Can Ed Davis’ career survive his first season with the Utah Jazz?

To say that Ed Davis’ first year with the Utah Jazz has been bad would be an understatement — it’s been a travesty. Will his career survive? Time will tell …

The Summer of 2019 was good to the Utah Jazz. They’d flirted with Mike Conley for a good bit, and finally, the Jazz were pretty enough to bring him onboard. And if that move wasn’t sufficient to get fringe Jazz fans excited, Bojan Bogdanović agreed to a four-year, $73.1 million deal, too.

There were a few other nice, not-so-sexy moves to go along with ‘em, as well. Jeff Green came in on a one-year, minimum gig. Emmanuel Mudiay did the same thing. Heck, though he’d later be waived, even BYU’s Kyle Collinsworth signed a non-guaranteed contract for training camp.
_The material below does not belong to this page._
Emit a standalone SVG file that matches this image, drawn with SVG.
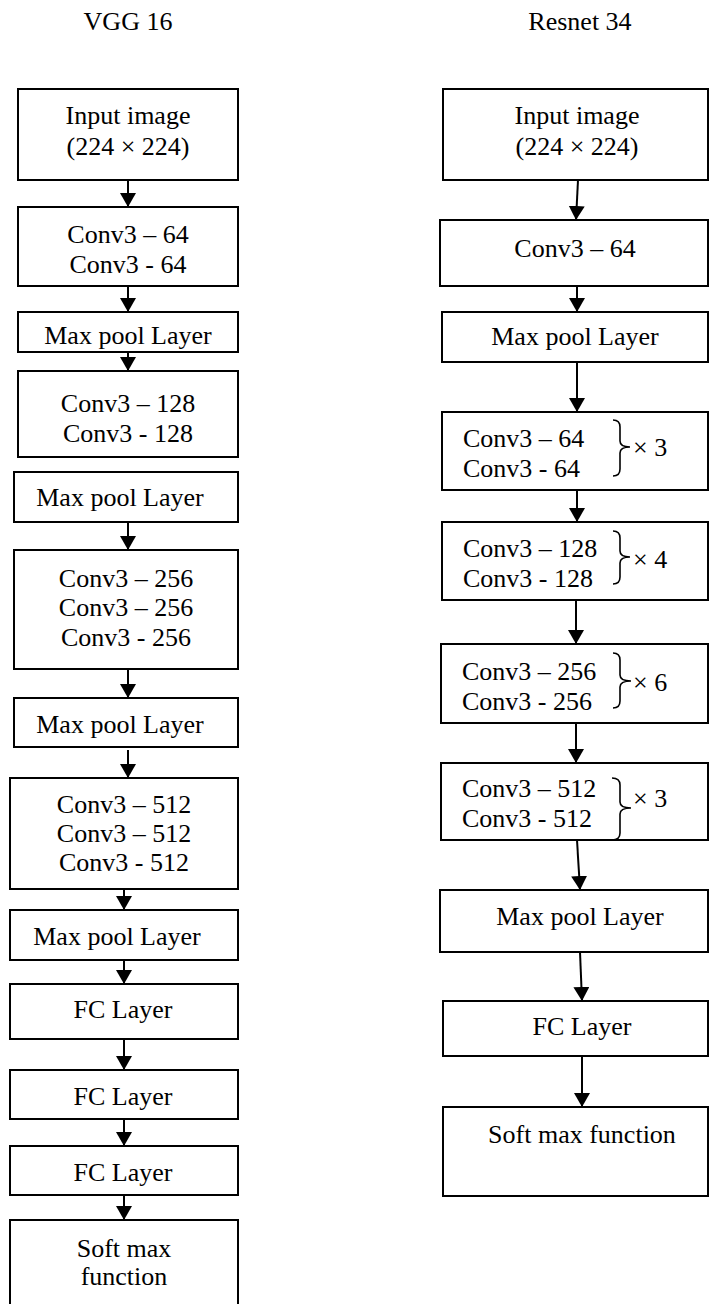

Oh! And one more that must’ve slipped my mind: Ed Davis.

The Jazz landed the nine-year veteran on a two-year deal worth $9.7 million using the Jazz’s cap room exception. At the time, Davis’ coming to Utah was seen as “gravy” for the team.

He’d built a reputation for himself as a solid, hardworking backup center who could jive with just about any locker room. He didn’t need the ball in his hands to efficiently rebound the basketball, either.
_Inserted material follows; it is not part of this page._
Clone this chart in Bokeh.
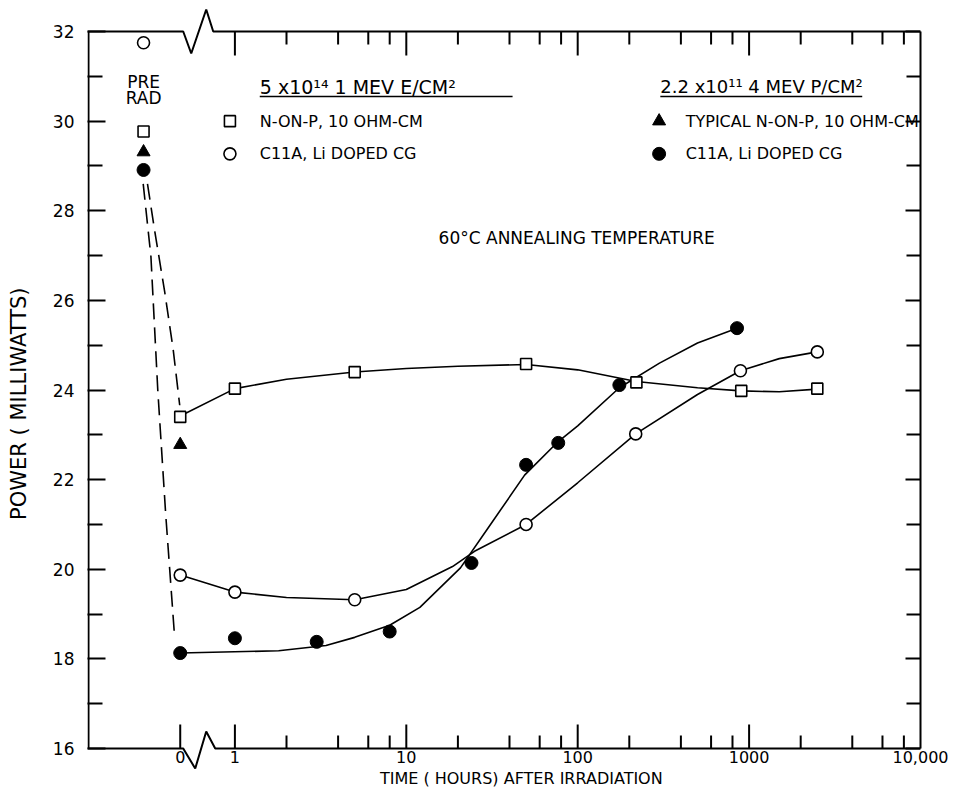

His name “slipped my mind” for a reason, though …

His time in Utah has been a complete and total train wreck.

Remember, Jazz fans had spent the past nine years with Derrick Favors largely devouring minutes at the backup center position — their expectations weren’t exactly at ground-level.

And while Favors set the bar high, before arriving in Salt Lake City, with great success, Davis played the exact same role Favors occupied for five different teams in just under a decade’s time.

Unfortunately, Davis’ tough, grind-it-out style of play simply hasn’t meshed well with the skill required to take part in Quin Snyder’s offensive schemes. Before trading for Jordan Clarkson, the Jazz’s second unit relied heavily on Joe Ingles to run a pick-and-roll offense. Undersized and not known for his scoring ability, Davis looked uncomfortable with his role out on the hardwood.

And by the time Clarkson had showed up to establish himself as the Jazz’s second-string scorer, Davis was just coming off of a fractured fibula, which caused him to miss 12 of the Jazz’s first 18 games of the season. While sidelined, improving steadily game after game, Tony Bradley had performed well enough as a rim-runner to all but sign the death certificate on Davis’ season.

His stats reflect this on-court frustration, too.

This season, Davis is averaging career-lows in just about every major statistical metric. On top of that, in spite of the bulk of his scoring coming from hard-fought, putback opportunities directly under the rim, by far, he’s having the most inefficient shooting season of his career, as well …

  • Points: 1.3
  • Games: 25
  • Rebounds: 3.8
  • Minutes Played: 10.7
  • Field Goal Percentage: 41.2

Davis is only 30 years old …

He should be entering his prime along with guys like Paul George, Gordon Hayward, Hassan Whiteside and Avery Bradley. Instead, a style of play that should gel in just about any system appears to be failing him — the fact that it’s not leads me to believe he’s running on empty.

Next: Jerry Sloan: The Utah Jazz’s small-market savior

So, is the curtain closing on Davis’ NBA career?

The Jazz still owe him $5 million, but it certainly looks that way.